When many drugs offer little or no benefit, how should they be priced? What about drugs that offer significant benefit, but may still be overpriced? The basic problem is that our system does not pay for success, and therefore does not encourage true innovation.

The first step to solving the problem is to evaluate new drugs for their effectiveness compared to existing treatments. Drugs would be categorized by whether they offer no benefit, minor benefit, or significant benefit. A nongovernmental institute, such as the Institute for Clinical and Economic Review, would conduct such studies.

The second step is for the institute to recommend ranges of price increases for each of the categories. For example, if a drug offers no added benefit, its recommended price would be equal to the price of its existing competitor. But if a drug offers significant added benefit, its recommended price increase range would be significant percentage increases over the price of the existing drug.

These guidelines would be voluntary. But if a drug company demands a price that exceeds the recommended range, it would be required to submit a public justification for the price. And if the price exceeds the recommended range by more than 20 percent, the institute would deem it to be unreasonable.
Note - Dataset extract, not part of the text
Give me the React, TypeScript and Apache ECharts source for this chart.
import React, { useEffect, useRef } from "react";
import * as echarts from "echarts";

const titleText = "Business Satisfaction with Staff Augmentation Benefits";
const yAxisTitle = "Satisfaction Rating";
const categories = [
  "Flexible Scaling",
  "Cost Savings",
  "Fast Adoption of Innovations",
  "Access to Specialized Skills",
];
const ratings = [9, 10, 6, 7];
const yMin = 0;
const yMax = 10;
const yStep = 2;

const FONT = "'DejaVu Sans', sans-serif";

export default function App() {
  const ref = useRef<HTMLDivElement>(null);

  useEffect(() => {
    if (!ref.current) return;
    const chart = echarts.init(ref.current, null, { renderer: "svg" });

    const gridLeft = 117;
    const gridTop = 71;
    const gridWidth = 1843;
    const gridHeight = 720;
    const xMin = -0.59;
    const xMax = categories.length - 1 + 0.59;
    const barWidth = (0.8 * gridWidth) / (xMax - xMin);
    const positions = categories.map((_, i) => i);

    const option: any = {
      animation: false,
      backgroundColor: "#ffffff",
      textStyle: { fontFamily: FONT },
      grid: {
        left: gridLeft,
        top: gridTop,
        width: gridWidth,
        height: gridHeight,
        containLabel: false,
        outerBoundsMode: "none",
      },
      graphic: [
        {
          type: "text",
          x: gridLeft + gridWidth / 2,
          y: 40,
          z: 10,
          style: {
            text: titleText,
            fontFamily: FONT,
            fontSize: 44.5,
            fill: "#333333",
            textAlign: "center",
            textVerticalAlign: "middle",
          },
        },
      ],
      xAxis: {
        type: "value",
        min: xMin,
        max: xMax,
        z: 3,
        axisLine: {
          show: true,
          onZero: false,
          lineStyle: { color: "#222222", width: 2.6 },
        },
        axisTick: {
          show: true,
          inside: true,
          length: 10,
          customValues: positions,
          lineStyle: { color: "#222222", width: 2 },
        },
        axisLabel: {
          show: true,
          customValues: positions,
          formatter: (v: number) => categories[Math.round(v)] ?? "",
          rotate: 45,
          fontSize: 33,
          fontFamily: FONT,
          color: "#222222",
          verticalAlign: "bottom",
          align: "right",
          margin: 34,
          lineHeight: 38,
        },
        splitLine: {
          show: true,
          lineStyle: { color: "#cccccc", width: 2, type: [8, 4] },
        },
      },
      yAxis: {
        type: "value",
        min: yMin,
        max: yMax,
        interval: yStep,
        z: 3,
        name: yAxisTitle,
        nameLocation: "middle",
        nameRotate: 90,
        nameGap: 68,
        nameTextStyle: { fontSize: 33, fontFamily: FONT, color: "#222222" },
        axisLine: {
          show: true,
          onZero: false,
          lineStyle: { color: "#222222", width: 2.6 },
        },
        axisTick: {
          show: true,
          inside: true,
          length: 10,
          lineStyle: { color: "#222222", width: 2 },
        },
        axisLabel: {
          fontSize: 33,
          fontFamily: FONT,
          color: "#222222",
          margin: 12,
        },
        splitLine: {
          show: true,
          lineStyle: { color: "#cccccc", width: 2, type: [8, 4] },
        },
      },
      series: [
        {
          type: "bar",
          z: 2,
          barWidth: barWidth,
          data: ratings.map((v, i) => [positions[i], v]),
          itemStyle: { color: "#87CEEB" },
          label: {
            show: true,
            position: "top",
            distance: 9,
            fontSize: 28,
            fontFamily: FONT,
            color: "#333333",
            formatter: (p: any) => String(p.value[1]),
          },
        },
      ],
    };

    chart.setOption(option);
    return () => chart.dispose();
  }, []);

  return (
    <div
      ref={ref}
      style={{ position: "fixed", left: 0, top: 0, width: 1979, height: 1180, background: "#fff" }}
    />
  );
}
In this case, the drug's patent exclusivity would be shortened.

In addition, if the drug's patent resulted from federally-funded research, the government would license the patent to competitors — unleashing market competition. This incentive is authorized under a little-known and never-invoked provision of law known as the Bayh-Dole Act. Currently, the incentive would apply to more than 9 percent of all new drugs and nearly one quarter of drugs that receive priority review, including many cancer drugs. Since taxpayers paid for the development of these drugs, they shouldn't also have to pay unreasonable prices.

These simple reforms would lower drugs costs across the board and ensure that prices reflect the benefits to patients. Because prices paid by private insurance are linked to prices paid by public programs, these reforms would lower prices in both sectors—a holistic approach. And they would bring much-needed transparency and encourage true innovation by rewarding value.

Even though paying for success is common sense, the drug lobby has always had an iron grip on Congress. But the past is not prologue. Polls show that the American public is now demanding action at unprecedented levels. And what can't continue won't; drug prices have become so high that they're simply unsustainable.

Most importantly, much of this approach can be accomplished without congressional action. The evaluation of drugs, and pricing guidelines, can and should be implemented independently of government. And a critical incentive for drug companies to charge reasonable prices is authorized under existing law.

All that is needed is leadership — exercising the power of the bully pulpit — and the will to challenge the status quo. The drug lobby will seek to protect its monopoly prices and economic rents — extracting vast amounts of wealth. It's time for the American people to get a better deal.